__Task directions__: Leave out the pictures, and retype only the lines from the beginning of the material through the line that contains "1.00309, 1.00184, 1.00193]", including both.

__Raw data__:
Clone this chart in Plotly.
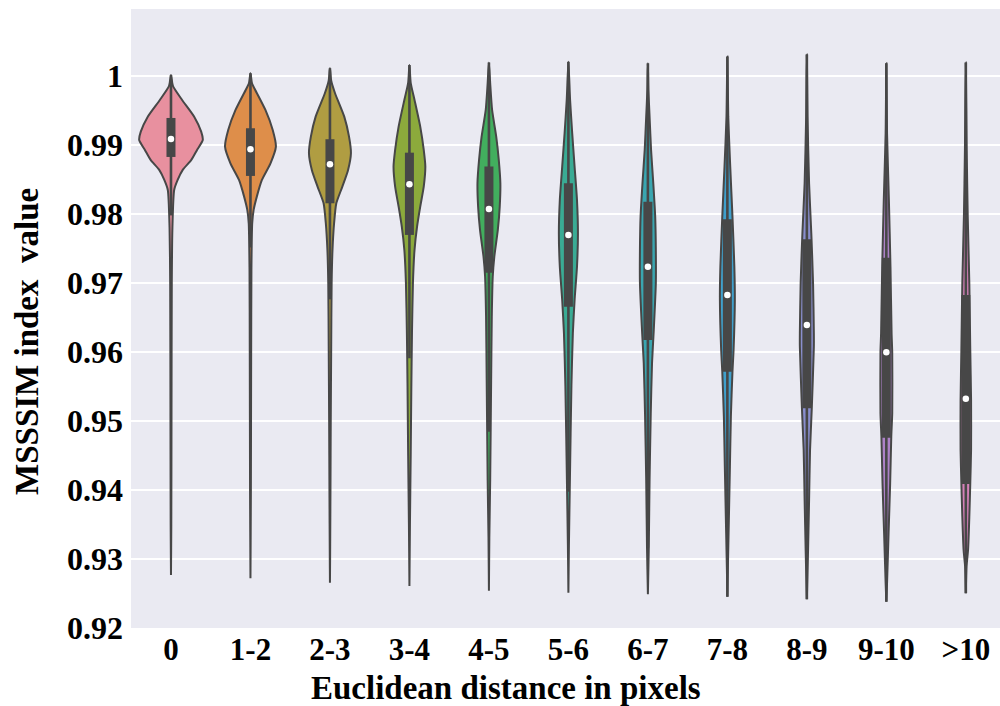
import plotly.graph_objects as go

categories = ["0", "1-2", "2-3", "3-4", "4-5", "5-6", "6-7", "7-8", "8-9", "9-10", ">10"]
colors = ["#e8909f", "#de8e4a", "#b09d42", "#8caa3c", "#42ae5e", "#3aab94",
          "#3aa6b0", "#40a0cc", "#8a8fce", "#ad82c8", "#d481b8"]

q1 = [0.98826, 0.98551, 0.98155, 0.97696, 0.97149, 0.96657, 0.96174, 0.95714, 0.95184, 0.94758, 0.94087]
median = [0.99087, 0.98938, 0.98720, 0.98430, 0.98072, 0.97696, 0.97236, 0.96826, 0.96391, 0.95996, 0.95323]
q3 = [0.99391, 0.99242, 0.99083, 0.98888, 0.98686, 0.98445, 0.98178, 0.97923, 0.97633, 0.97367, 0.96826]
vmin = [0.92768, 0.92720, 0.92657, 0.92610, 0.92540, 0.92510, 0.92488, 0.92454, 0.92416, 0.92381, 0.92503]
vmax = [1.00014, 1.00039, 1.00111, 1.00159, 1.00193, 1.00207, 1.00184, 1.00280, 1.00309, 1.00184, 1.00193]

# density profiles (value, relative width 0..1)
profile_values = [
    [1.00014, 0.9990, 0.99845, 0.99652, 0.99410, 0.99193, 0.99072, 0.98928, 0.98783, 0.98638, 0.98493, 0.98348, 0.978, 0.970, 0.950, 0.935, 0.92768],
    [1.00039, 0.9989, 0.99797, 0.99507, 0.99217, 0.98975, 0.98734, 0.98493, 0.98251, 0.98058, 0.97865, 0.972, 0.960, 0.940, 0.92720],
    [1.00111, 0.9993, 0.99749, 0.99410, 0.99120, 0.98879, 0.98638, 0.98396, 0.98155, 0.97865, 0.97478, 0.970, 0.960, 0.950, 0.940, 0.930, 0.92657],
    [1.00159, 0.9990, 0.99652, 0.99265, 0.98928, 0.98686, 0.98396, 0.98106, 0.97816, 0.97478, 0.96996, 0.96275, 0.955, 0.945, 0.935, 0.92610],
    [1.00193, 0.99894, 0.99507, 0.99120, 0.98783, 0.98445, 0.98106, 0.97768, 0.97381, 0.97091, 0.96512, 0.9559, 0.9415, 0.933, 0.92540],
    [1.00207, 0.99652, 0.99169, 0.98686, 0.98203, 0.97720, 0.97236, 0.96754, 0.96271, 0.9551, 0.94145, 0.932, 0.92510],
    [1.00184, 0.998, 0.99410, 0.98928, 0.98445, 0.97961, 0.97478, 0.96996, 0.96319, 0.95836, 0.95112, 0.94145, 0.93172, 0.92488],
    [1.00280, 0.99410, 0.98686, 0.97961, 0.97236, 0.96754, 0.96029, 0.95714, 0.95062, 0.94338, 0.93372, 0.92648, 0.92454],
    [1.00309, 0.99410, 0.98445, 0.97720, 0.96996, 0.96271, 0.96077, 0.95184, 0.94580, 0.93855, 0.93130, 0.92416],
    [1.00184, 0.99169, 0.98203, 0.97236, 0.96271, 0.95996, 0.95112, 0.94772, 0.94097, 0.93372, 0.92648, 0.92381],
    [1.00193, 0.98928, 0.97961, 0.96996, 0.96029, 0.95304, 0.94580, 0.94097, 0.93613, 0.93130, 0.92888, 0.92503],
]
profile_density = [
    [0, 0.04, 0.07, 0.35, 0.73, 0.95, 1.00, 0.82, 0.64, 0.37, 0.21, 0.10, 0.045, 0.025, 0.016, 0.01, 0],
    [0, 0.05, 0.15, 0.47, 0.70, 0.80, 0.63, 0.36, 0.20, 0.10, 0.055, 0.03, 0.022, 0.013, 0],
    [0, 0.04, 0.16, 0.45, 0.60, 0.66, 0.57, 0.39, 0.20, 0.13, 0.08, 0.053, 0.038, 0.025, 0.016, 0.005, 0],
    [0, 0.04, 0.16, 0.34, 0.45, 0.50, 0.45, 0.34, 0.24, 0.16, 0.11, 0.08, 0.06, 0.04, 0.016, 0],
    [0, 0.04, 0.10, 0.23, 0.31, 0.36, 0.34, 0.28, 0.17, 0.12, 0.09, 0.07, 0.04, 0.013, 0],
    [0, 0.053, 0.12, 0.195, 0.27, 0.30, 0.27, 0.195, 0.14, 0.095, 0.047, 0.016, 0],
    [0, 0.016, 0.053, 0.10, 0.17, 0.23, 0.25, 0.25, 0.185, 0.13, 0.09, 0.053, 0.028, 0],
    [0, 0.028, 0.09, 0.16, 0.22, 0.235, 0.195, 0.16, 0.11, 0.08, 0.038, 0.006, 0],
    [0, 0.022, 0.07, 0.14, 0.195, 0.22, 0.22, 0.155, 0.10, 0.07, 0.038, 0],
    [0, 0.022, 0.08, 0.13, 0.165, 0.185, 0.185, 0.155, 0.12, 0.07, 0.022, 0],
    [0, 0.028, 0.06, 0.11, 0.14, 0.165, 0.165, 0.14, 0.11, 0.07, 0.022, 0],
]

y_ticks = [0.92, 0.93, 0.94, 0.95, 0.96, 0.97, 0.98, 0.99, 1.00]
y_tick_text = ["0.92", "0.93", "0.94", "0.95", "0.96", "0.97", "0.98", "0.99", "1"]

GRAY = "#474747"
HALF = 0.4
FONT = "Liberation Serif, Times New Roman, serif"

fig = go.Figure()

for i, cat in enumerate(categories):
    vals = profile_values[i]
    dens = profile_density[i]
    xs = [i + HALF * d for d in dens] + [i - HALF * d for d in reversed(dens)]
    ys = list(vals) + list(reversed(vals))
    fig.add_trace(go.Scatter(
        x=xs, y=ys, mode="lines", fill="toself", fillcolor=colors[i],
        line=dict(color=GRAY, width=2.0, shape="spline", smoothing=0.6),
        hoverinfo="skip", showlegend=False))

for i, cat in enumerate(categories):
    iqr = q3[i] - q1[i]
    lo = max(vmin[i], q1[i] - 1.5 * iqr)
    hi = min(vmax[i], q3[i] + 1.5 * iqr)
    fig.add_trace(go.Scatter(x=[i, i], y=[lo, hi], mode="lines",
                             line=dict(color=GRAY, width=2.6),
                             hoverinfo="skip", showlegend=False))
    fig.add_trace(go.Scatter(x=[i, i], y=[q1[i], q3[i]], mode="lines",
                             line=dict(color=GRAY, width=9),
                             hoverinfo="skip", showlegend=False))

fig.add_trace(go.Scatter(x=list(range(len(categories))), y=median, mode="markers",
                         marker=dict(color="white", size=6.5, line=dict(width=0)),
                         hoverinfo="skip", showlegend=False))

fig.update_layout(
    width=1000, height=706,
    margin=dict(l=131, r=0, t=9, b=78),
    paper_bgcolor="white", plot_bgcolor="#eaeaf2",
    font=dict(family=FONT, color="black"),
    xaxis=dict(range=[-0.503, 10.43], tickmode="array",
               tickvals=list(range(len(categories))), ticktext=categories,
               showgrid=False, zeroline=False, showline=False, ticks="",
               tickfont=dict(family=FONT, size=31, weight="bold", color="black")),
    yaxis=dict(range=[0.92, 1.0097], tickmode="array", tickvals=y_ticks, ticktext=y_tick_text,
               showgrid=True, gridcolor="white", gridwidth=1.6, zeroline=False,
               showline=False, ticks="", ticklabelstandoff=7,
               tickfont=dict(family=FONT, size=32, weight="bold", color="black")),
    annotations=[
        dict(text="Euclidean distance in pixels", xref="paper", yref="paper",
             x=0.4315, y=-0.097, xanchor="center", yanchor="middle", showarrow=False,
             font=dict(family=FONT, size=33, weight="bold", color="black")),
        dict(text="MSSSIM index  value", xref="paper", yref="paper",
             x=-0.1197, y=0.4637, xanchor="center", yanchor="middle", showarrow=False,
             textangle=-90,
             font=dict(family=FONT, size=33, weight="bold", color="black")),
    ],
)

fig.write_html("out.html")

__The answer__:
Clone this chart in Plotly.
import plotly.graph_objects as go

categories = ["0", "1-2", "2-3", "3-4", "4-5", "5-6", "6-7", "7-8", "8-9", "9-10", ">10"]
colors = ["#e8909f", "#de8e4a", "#b09d42", "#8caa3c", "#42ae5e", "#3aab94",
          "#3aa6b0", "#40a0cc", "#8a8fce", "#ad82c8", "#d481b8"]

q1 = [0.98826, 0.98551, 0.98155, 0.97696, 0.97149, 0.96657, 0.96174, 0.95714, 0.95184, 0.94758, 0.94087]
median = [0.99087, 0.98938, 0.98720, 0.98430, 0.98072, 0.97696, 0.97236, 0.96826, 0.96391, 0.95996, 0.95323]
q3 = [0.99391, 0.99242, 0.99083, 0.98888, 0.98686, 0.98445, 0.98178, 0.97923, 0.97633, 0.97367, 0.96826]
vmin = [0.92768, 0.92720, 0.92657, 0.92610, 0.92540, 0.92510, 0.92488, 0.92454, 0.92416, 0.92381, 0.92503]
vmax = [1.00014, 1.00039, 1.00111, 1.00159, 1.00193, 1.00207, 1.00184, 1.00280, 1.00309, 1.00184, 1.00193]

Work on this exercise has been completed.